States from Wyoming to Maine are surveying the fallout from the U.S. Supreme Court’s high-stakes campaign finance decision this week in McCutcheon v. Federal Election Commission, which held that the federal government cannot prevent wealthy individuals from donating a limited amount of money to an unlimited number of candidates.
At least eight states — and possibly as many as 20 — could see similar laws overturned, depending on how regulators, government officials and judges interpret the McCutcheon ruling.
Conservative attorney Jim Bopp, who has been fighting campaign finance regulations for decades, told the Center for Public Integrity that states either need to repeal their existing aggregate limits on campaign contributions “or they’ll be sued.”
“We are challenging some of them already,” he said.
Connecticut, Maine, Maryland, Massachusetts, New York, Rhode Island, Wisconsin, Wyoming and the District of Columbia all currently have laws on the books that are similar to the one struck down by the Supreme Court in McCutcheon, according to lawyers and the National Conference of State Legislatures.
On Wednesday, the U.S. Supreme Court ruled 5-4 to strike down aggregate contribution limits to candidates and parties but kept base limits intact. Thus, at the federal level, a donor may still only give no more than $2,600 to a candidate per election, no more than $5,000 per year to a single PAC and no more than $32,400 to a national party committee. But there is no longer a limit on how many candidates, party committees or PACs a single donor can financially support.
Hours after the McCutcheon ruling came down, Massachusetts’s Office of Campaign and Political Finance announced it would “no longer enforce the $12,500 aggregate limit on the amount that an individual may contribute to all candidates.”
Spokesman Jason Tait said Massachusetts officials were also reviewing the current $5,000 aggregate limit that individuals may contribute to party committees.
Meanwhile, Jared DeMarinis, director of the Maryland Board of Elections’ candidacy and campaign finance division, told the Center for Public Integrity that the agency will be issuing new guidance “as soon as possible,” adding that “we won’t be waiting for a court case to see if the law is enforceable.”
Such rapid action, however, may not ensue in other places.
“We would have to wait for the legislature to make changes, unless a court ruled differently,” said Peggy Nighswonger, Wyoming’s elections director.
She added that lawmakers aren’t scheduled to reconvene until January 2015.
New York Board of Elections spokesman Tom Connolly said he didn’t know if legislators would “be proactive” about passing a new law, adding that any kind of action “might be the result of a lawsuit.”
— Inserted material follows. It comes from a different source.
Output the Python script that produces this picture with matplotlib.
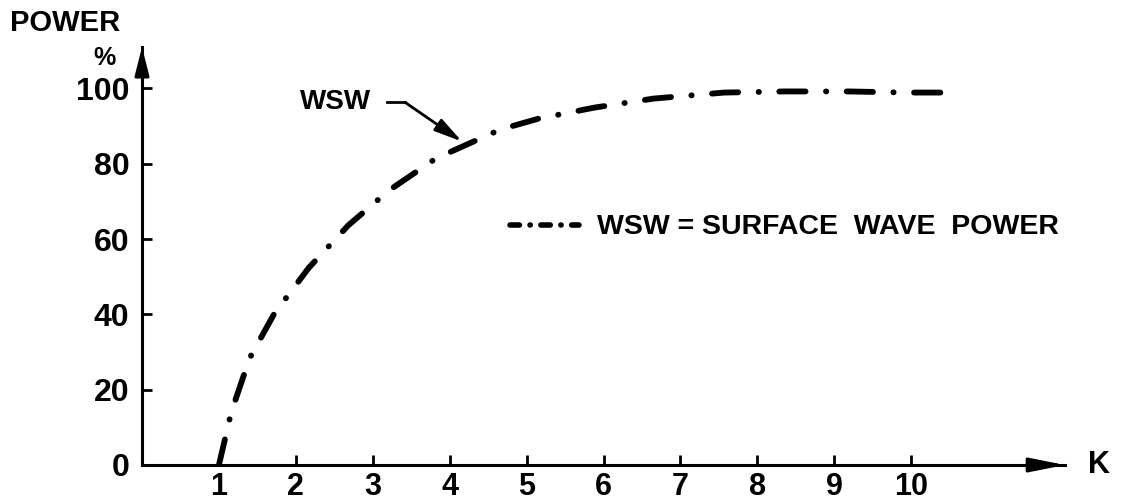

Officials in Connecticut, Maine, New York, Rhode Island, Wisconsin and Washington, D.C., also said they were reviewing the Supreme Court’s decision.
But these states aren’t the only ones that could be affected by the McCutcheon ruling.
Indiana, for instance, imposes aggregate limits on the political contributions of corporations and labor unions.
Louisiana limits contributors from giving more than $100,000 to non-candidate committees during a four-year election cycle.
Washington limits how much money an individual can give party committees and political action committees during the final 21 days of a general election.
Alaska restricts the percentage of money that can be raised from out-of-state donors.
Additionally, other states — such as Kentucky and Minnesota — limit the amount of money a candidate can raise collectively from party committees or PACs.
Bopp also sees these laws as ripe for legal challenges.
“Whether the punishment is on the receiver or the donor, it has the same effect,” Bopp said.
“It’s an aggregate limit that’s unconstitutional,” he continued. “Why would you doubt it?”
But others — including many state campaign regulators themselves — are not yet convinced their rules are unconstitutional.
“I don’t see McCutcheon directly affecting Minnesota at all,” said Gary Goldsmith, executive director of the state’s campaign finance and public disclosure board.
Goldsmith said he would not characterize Minnesota’s law — which limits the combined amount of money a single candidate can receive from all political committees, lobbyists and large-dollar campaign donors — as a “close relation” to the federal law overturned by McCutcheon.
And Sarah Jackson, executive director of Kentucky’s Registry of Election Finance, said that “there doesn’t seem to be anything immediate that needs to be done.”
“We don’t have a law that’s exactly like what was struck down,” she continued.
Kentucky’s rules prohibit candidates from collecting more than 50 percent of their campaign funds from party committees, or from collecting more than 50 percent of their campaign money from PACs.
Likewise, Paul S. Ryan, an attorney at the Campaign Legal Center — which encourages the government to implement campaign finance reform measures — said state caps on what percentage of money candidates collect from political parties or from PACs may not be “automatically invalid.”
Nevertheless, he also issued a stark admonition.
“I wouldn’t consider any campaign finance law safe with this Supreme Court.”